It’s my 27th birthday. I like the number 27: Two primes, the product of a square and its root (3 and 9). I don’t especially like the age 27, though. You might consider it just over the hill of youth (unless you’re Bush, for whom youth reached well into his 30s), but it’s also just under the milestone of 30, which is what I’m really sort of stretching for. The average age of my friends is probably 40 or 45, and I’m one of the rosy-cheeked babies. I feel guilty at times when my friends have cause to reflect on my age; maybe they feel weird for having such a young friend, like a guy my age dating a high school girl (except that such a guy apparently doesn’t feel so bad about it). 28 will be better, I think. At 27, I’m still firmly entrenched in the 20s, but at 28, I’ll be mounting the springboard into the 30s.
Some people who share my birthday include the following:
- Laura Dern
- George Stephanopoulos
- Greg Norman
- Robert Wagner
- Lon Chaney Jr.
- Bertolt Brecht
- Jimmy Durante
None of these people excite me a great deal. I doubt I excite them either.

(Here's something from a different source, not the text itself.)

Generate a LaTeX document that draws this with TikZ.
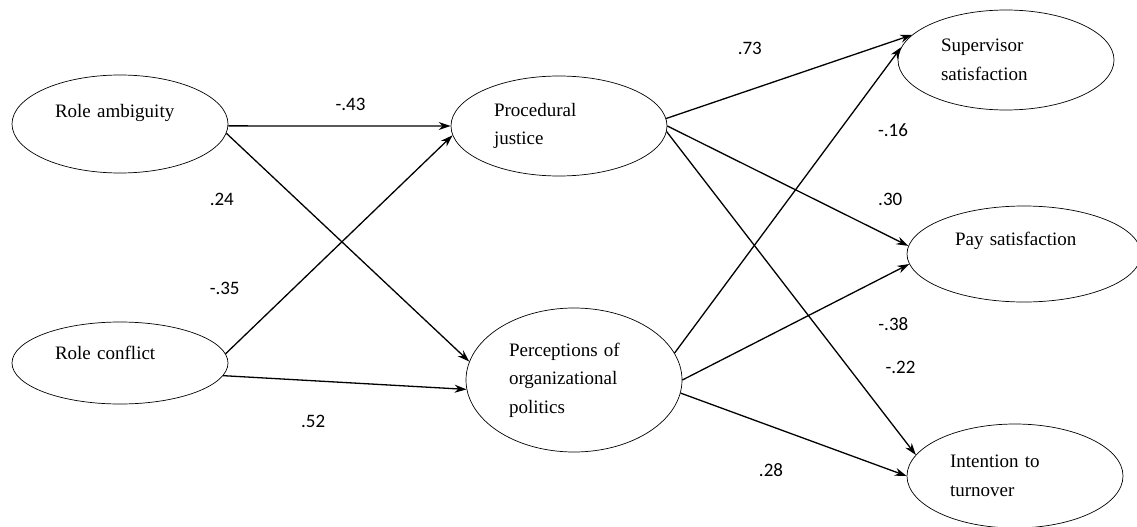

Once at a summer program I attended, I met a guy who not only had the same birthday as me but also had the same name spelled the same way (not all that common). We were pretty much opposites in terms of personality, though. He was outgoing and rambunctious, while I was shy and reserved. I always rather liked sharing a name with the movie about a kid robot who saved the world. His name was an acronym for Data Analyzing Robot Youth Lifeform. Pretty vapid from a technical point of view, but I sure dug it when I was 9.

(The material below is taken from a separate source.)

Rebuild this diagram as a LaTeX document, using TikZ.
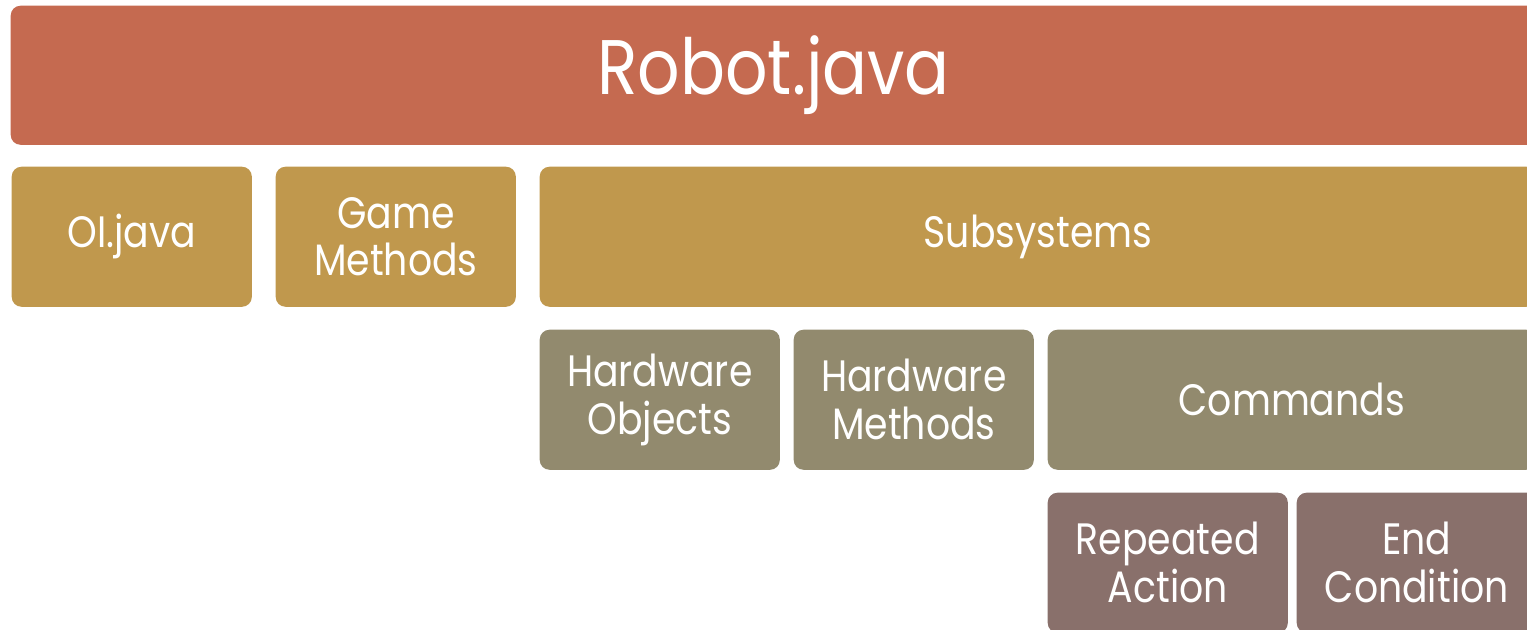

I believe I’ll be the same age when my pending child is born as my dad was when his first child (my sister) was born.
Birthdays are always a little disappointing to me nowadays. Holidays in general are, probably because holidays tend to focus on kids. Compared to the incomparable excitement I felt in anticipation of birthdays and other holidays as a kid, these celebrations stand out less vibrantly now that I’m all grown up. It’s not so much the presents and the to-do I miss (as I sometimes find these things awkward to accept) as it is the fact of the excitement. As my child grows up, I imagine some of this excitement will return and that I’ll be able to experience it vicariously through her.